In the spring of 2019, Schwartz will (finally) graduate from Puget Sound. His 18-year college experience is not because of a prolonged break between high school and college. Rather, his delayed graduation is a result of the thousands of hours he has spent taking laps around the Diner, hoping that different food options appear.
The S.U.B. full-time staff use Schwartz’s location in lieu of clocks or calendars. “When he’s at the Tortilla station, it could be 8 a.m., 1 p.m., or 6 p.m.,” full-time staff Macey Stewart said. “It’s really special when Schwartz’s left little toe is parallel with the Chef’s Table’s fluorescent light — that means it’s a leap year!” Stewart went on to say that Schwartz’s current yoga pose near the cream cheese is indicative of a full moon.
Schwartz’s face is smooth except for two deep wrinkles where his eyebrows furrow.
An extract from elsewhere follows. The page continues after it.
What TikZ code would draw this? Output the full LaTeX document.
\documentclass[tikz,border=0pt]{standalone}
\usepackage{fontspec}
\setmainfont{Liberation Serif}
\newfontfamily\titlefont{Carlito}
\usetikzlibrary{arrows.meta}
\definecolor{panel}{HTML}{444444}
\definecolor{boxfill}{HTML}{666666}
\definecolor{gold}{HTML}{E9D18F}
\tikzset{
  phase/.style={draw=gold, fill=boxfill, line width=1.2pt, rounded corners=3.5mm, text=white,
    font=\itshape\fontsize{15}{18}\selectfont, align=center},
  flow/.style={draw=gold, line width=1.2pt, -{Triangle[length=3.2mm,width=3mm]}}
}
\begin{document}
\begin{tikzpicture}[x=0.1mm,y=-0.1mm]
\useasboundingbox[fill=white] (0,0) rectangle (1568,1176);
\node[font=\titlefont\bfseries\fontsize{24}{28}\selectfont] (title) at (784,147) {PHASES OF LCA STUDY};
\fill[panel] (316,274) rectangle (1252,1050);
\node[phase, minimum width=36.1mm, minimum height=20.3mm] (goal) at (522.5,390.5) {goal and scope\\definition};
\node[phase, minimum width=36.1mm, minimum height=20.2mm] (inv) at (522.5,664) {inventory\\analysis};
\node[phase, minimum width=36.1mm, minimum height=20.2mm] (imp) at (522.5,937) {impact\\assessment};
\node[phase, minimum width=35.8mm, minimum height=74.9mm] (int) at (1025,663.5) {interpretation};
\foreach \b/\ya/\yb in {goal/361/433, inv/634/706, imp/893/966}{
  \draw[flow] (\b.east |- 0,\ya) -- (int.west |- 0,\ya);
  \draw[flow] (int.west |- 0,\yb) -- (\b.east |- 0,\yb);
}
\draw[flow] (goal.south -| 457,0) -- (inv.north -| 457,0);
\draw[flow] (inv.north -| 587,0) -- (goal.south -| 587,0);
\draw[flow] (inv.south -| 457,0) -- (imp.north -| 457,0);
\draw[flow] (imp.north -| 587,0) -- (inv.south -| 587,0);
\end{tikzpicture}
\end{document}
These wrinkles are a result of what Schwartz’s friend Dave Troy calls “the sub squint.” “He’s got it down: that face people make when they’re staring at the electronic menus,” Troy said. “Steve’s sub-squint wrinkles are so deep that a small koi pond could float in each one.”
The super-senior currently occupies five different residences in Tacoma. “I can never decide where I want to be,” Schwartz said, “so, why not be everywhere at once?” One of Schwartz’s residences is a double in Todd-Phibbs Hall. He has crafted his half of the room into an Airbnb and rents it out for $400 per night. This source of income is the way he is funding his 13-year graduation delay. The first-year who permanently lives in the Todd-Phibbs Airbnb receives a 2 percent cut and 20 Britta filters per month.
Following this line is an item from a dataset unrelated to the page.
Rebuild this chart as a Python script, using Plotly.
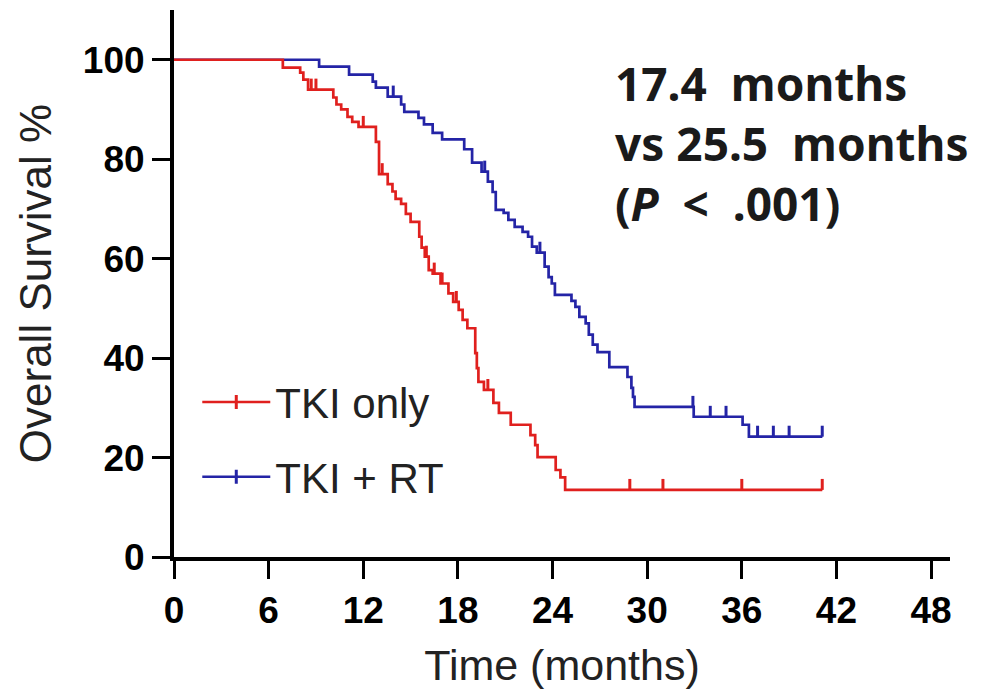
import numpy as np
import plotly.graph_objects as go

# Kaplan-Meier steps: event time (months) -> survival (%) after it
tki_t = [0, 6.9, 8.0, 8.2, 8.5, 10.1, 10.3, 10.6, 11.0, 11.3, 11.7, 12.8, 13.0,
         13.55, 13.85, 14.05, 14.4, 14.7, 15.0, 15.55, 15.7, 15.9, 16.15, 16.4,
         16.9, 17.4, 17.7, 18.05, 18.3, 18.6, 19.1, 19.2, 19.3, 19.65, 20.25,
         20.6, 21.35, 22.6, 22.9, 23.05, 24.2, 24.5, 24.8]
tki_s = [100, 98.4, 97.4, 96, 94, 92.4, 91, 90, 88.5, 87.5, 86.5, 83.5, 77,
         75, 73.5, 72, 71, 69, 67.4, 64.4, 62.2, 60.4, 57.7, 57,
         55, 53, 51.3, 49.7, 47.7, 46, 41, 38, 35.2, 33.6, 31,
         29, 26.6, 24.5, 22.5, 20.1, 17.5, 16, 13.5]
tki_censor = [8.7, 9.0, 12.0, 13.2, 16.0, 16.5, 17.0, 17.9, 19.9, 28.9, 31.0, 36.0, 41.1]
tki_end = 41.1

rt_t = [0, 9.2, 11.1, 12.6, 12.8, 13.55, 14.4, 14.6, 15.5, 15.85, 16.4, 17.0,
        18.4, 18.9, 19.5, 19.9, 20.2, 20.4, 20.9, 21.2, 21.6, 22.1, 22.45, 22.7,
        23.0, 23.5, 23.75, 23.95, 24.15, 25.2, 25.45, 25.7, 26.1, 26.3, 26.55,
        26.85, 27.6, 28.75, 29.0, 29.1, 29.2, 32.95, 36.05, 36.45]
rt_s = [100, 98.6, 97, 95.6, 94.4, 92.6, 91, 89.5, 88.3, 87, 85.3, 84,
        82, 79.3, 77.5, 75.5, 73.4, 69.8, 69.2, 67.8, 66.4, 65.4, 64.4, 62.4,
        61.2, 58.4, 56.3, 55, 52.7, 51.5, 50.3, 48.3, 47, 44.7, 42.7,
        41.2, 38.2, 36.2, 34, 32.2, 30.2, 28.2, 26.6, 24.2]
rt_censor = [13.9, 19.7, 23.2, 32.9, 34.0, 35.0, 37.0, 38.0, 39.0, 41.1]
rt_end = 41.1

x_ticks = [0, 6, 12, 18, 24, 30, 36, 42, 48]
y_ticks = [0, 20, 40, 60, 80, 100]

RED = "#E0201E"
BLUE = "#2424A6"
FONT = "Liberation Sans, Arial, sans-serif"


def surv_at(times, steps_t, steps_s):
    idx = np.searchsorted(steps_t, times, side="right") - 1
    return [steps_s[i] for i in idx]


fig = go.Figure()
for name, t, s, cens, end, color in (
        ("TKI + RT", rt_t, rt_s, rt_censor, rt_end, BLUE),
        ("TKI only", tki_t, tki_s, tki_censor, tki_end, RED)):
    fig.add_scatter(x=t + [end], y=s + [s[-1]], mode="lines", line_shape="hv",
                    line=dict(color=color, width=2.7), showlegend=False)
    cy = surv_at(cens, t, s)
    # censor marks: short upward ticks
    fig.add_scatter(x=cens, y=cy, mode="markers", marker=dict(size=1, color=color),
                    error_y=dict(type="data", symmetric=False, array=[2.2] * len(cens),
                                 arrayminus=[0] * len(cens), width=0, thickness=3,
                                 color=color),
                    showlegend=False, hoverinfo="skip")

# legend-only entries (line with a censor tick)
for name, color in (("TKI only", RED), ("TKI + RT", BLUE)):
    fig.add_scatter(x=[None], y=[None], name=name, mode="lines+markers",
                    line=dict(color=color, width=2.5),
                    marker=dict(symbol="line-ns", size=10,
                                line=dict(color=color, width=3)),
                    legendgroup=name)

fig.add_annotation(xref="paper", yref="paper", x=0.566, y=0.927,
                   xanchor="left", yanchor="top", align="left", showarrow=False,
                   text="17.4  months<br>vs 25.5  months<br>(<i>P</i>  <  .001)",
                   font=dict(family="Noto Sans", size=46, color="#1a1a1a", weight="bold"))

axis_common = dict(showline=True, linewidth=4, linecolor="black", ticks="outside",
                   ticklen=18, tickwidth=3, tickcolor="black", showgrid=False,
                   zeroline=False, mirror=False, automargin=False,
                   tickfont=dict(family=FONT, size=37, color="black", weight="bold"))

fig.update_layout(
    width=996, height=700,
    paper_bgcolor="white", plot_bgcolor="white",
    margin=dict(l=166, r=54, t=2, b=151),
    xaxis=dict(range=[0, 49.2], tickvals=x_ticks, title_text="Time (months)",
               title_standoff=20,
               title_font=dict(family=FONT, size=43, color="#222"), **axis_common),
    yaxis=dict(range=[0, 110], tickvals=y_ticks, title_text="Overall Survival %",
               title_standoff=18,
               title_font=dict(family=FONT, size=44, color="#222"), **axis_common),
    legend=dict(x=0.03, y=0.345, xanchor="left", yanchor="top",
                font=dict(family=FONT, size=42, color="#222"),
                itemwidth=68, traceorder="grouped", tracegroupgap=17,
                bgcolor="rgba(0,0,0,0)"),
)

fig.write_html("out.html")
Schwartz has missed 700 classes from wandering the S.U.B. diner. “I usually start my morning with a gentle lap around the yogurt bar,” Schwartz said. Usually he isn’t initially drawn to the yogurt and granola options. “Once I’m warmed up, I move onto the Deli and do a quick sun salutation before I hold eye contact with each staff member for three minutes.”
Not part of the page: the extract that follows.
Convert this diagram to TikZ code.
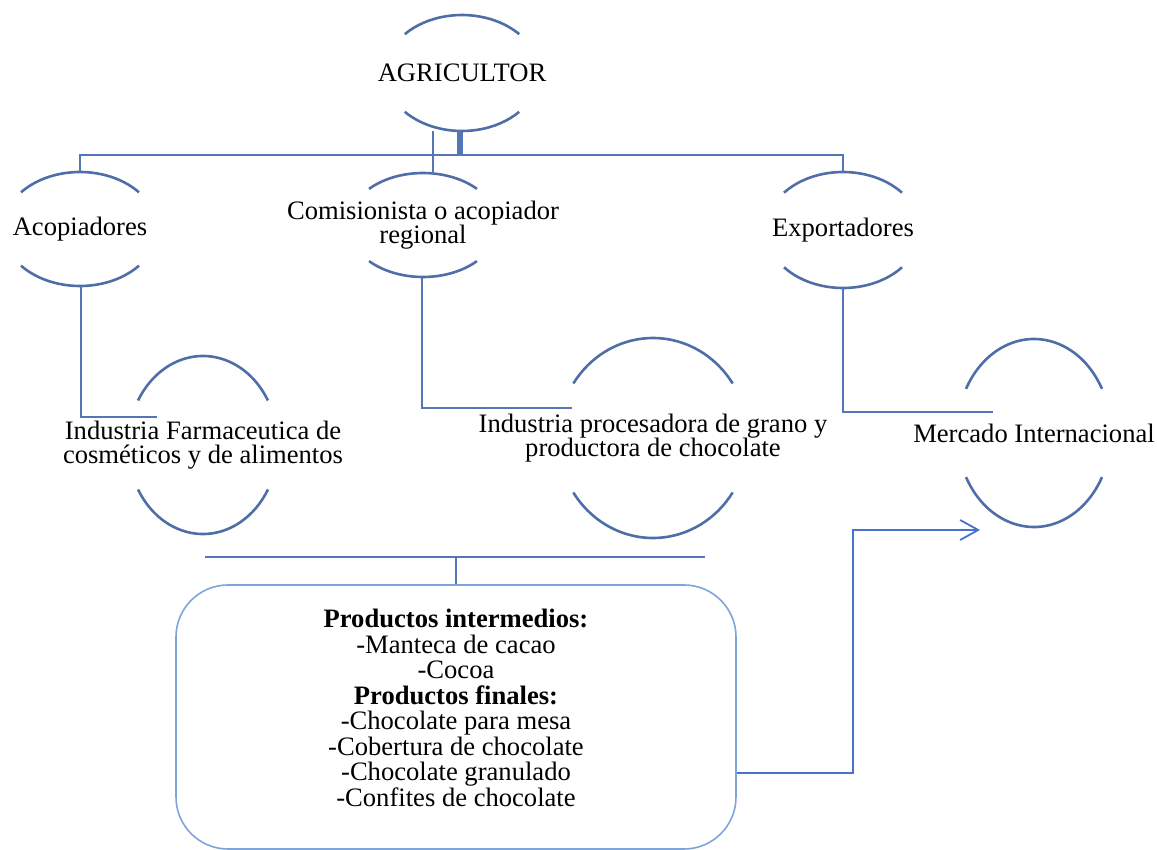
\documentclass[tikz,border=0pt]{standalone}
\usepackage{fontspec}
\setmainfont{Liberation Serif}
\usetikzlibrary{arrows.meta}
\definecolor{ringblue}{RGB}{79,110,168}
\definecolor{lineblue}{RGB}{84,118,184}
\definecolor{boxblue}{RGB}{125,165,218}
\definecolor{arrowblue}{RGB}{70,114,206}

\begin{document}
\begin{tikzpicture}[x=0.5pt,y=0.5pt,
    ring/.style={draw=ringblue, line width=1.3pt},
    link/.style={draw=lineblue, line width=1.1pt},
    flow/.style={draw=arrowblue, line width=0.9pt, -{Straight Barb[length=9pt,width=10pt]}},
    lbl/.style={font=\fontsize{13.3}{12.2}\selectfont, align=center, inner sep=0pt},
    prodbox/.style={draw=boxblue, line width=0.8pt, rounded corners=26pt, minimum width=280pt, minimum height=132pt},
    prodtext/.style={font=\fontsize{13.3}{12.75}\selectfont, align=center, inner sep=0pt}
    ]
    \useasboundingbox (0,0) rectangle (1157,-850);

    \node [lbl] (agri) at (462,-73) {AGRICULTOR};
    \node [lbl] (acop) at (80,-229) {Acopiadores};
    \node [lbl] (comis) at (423,-225) {Comisionista o acopiador\\regional};
    \node [lbl] (expo) at (843,-230) {Exportadores};

    \node [lbl] (farma) at (203,-445) {Industria Farmaceutica de\\cosméticos y de alimentos};
    \node [lbl] (proc) at (653,-438) {Industria procesadora de grano y\\productora de chocolate};
    \node [lbl] (merc) at (1034,-433) {Mercado Internacional};

    \node [prodbox] (prod) at (456,-717) {};
    \node [prodtext] (prodtxt) at (456,-708) {\textbf{Productos intermedios:}\\-Manteca de cacao\\-Cocoa\\\textbf{Productos finales:}\\-Chocolate para mesa\\-Cobertura de chocolate\\-Chocolate granulado\\-Confites de chocolate};

    % half rings round the labels
    \draw[ring] ([shift={(42:77 and 58)}]agri.center) arc[start angle=42, end angle=138, x radius=77, y radius=58];
    \draw[ring] ([shift={(222:77 and 58)}]agri.center) arc[start angle=222, end angle=318, x radius=77, y radius=58];
    \draw[ring] ([shift={(40:77 and 57)}]acop.center) arc[start angle=40, end angle=140, x radius=77, y radius=57];
    \draw[ring] ([shift={(220:77 and 57)}]acop.center) arc[start angle=220, end angle=320, x radius=77, y radius=57];
    \draw[ring] ([shift={(44:75 and 52)}]comis.center) arc[start angle=44, end angle=136, x radius=75, y radius=52];
    \draw[ring] ([shift={(224:75 and 52)}]comis.center) arc[start angle=224, end angle=316, x radius=75, y radius=52];
    \draw[ring] ([shift={(40:77 and 58)}]expo.center) arc[start angle=40, end angle=140, x radius=77, y radius=58];
    \draw[ring] ([shift={(220:77 and 58)}]expo.center) arc[start angle=220, end angle=320, x radius=77, y radius=58];
    \draw[ring] ([shift={(30:75 and 89)}]farma.center) arc[start angle=30, end angle=150, x radius=75, y radius=89];
    \draw[ring] ([shift={(210:75 and 89)}]farma.center) arc[start angle=210, end angle=330, x radius=75, y radius=89];
    \draw[ring] ([shift={(33:95 and 100)}]proc.center) arc[start angle=33, end angle=147, x radius=95, y radius=100];
    \draw[ring] ([shift={(213:95 and 100)}]proc.center) arc[start angle=213, end angle=327, x radius=95, y radius=100];
    \draw[ring] ([shift={(28:77 and 94)}]merc.center) arc[start angle=28, end angle=152, x radius=77, y radius=94];
    \draw[ring] ([shift={(208:77 and 94)}]merc.center) arc[start angle=208, end angle=332, x radius=77, y radius=94];

    % ends of the connectors
    \coordinate (agri-s) at (460,-131);
    \coordinate (hub) at (460,-155);
    \coordinate (acop-n) at (80,-173);
    \coordinate (acop-s) at (81,-287);
    \coordinate (comis-n) at (433,-174);
    \coordinate (comis-s) at (422,-278);
    \coordinate (expo-n) at (843,-172);
    \coordinate (expo-s) at (843,-288);
    \coordinate (farma-in) at (157,-417);
    \coordinate (proc-in) at (572,-408);
    \coordinate (merc-in) at (993,-412);
    \coordinate (merc-end) at (980,-530);
    \coordinate (join-l) at (205,-557);
    \coordinate (join-r) at (705,-557);

    \draw[link] (acop-n) |- (hub) -| (expo-n);
    \draw[link, line width=2.6pt] (hub) -- (agri-s);
    \draw[link] (comis-n |- agri-s) -- (comis-n);
    \draw[link] (acop-s) |- (farma-in);
    \draw[link] (comis-s) |- (proc-in);
    \draw[link] (expo-s) |- (merc-in);
    \draw[link] (join-l) -- (join-r);
    \draw[link] (prod.north) -- (prod.north |- join-l);
    \draw[flow] ([yshift=-28pt]prod.east) -- ++(116,0) |- (merc-end);
\end{tikzpicture}
\end{document}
Schwartz moves from the Deli to Grill, Allergy Friendly, Tortilla, Wok, Pasta, Chef’s Table, and finally back to the salad bar where he resumes the cycle. The Diner staff have found that Schwartz averages 90 laps per morning before sighing and filling up a bowl with yogurt.
“I am so excited to see my baby graduate,” Schwartz’s mother Carolyn said while rocking her eighth grandchild on her hip. “He was a year late out of the womb; doctors thought I was pregnant with a fleet. He’s always done things on his own time.”
Carolyn explained that during elementary school recess, Schwartz would wander between foursquare and basketball for so long that he’d never get to play.
“My son struggles with most commitments, but he is severely committed to indecision,” she said.
Schwartz is also ready to graduate. “The Diner feels like an extension of my body, but, I’m pretty sure — well, maybe I’m not so sure — that it’s time for me to graduate.”
In a rare moment Schwartz departed the S.U.B. and walked to the basement of Wheelock. “Oh man, which Puget Sound shirt should I wear under my graduation gown?” Schwartz asked as he began to circle the campus bookstore.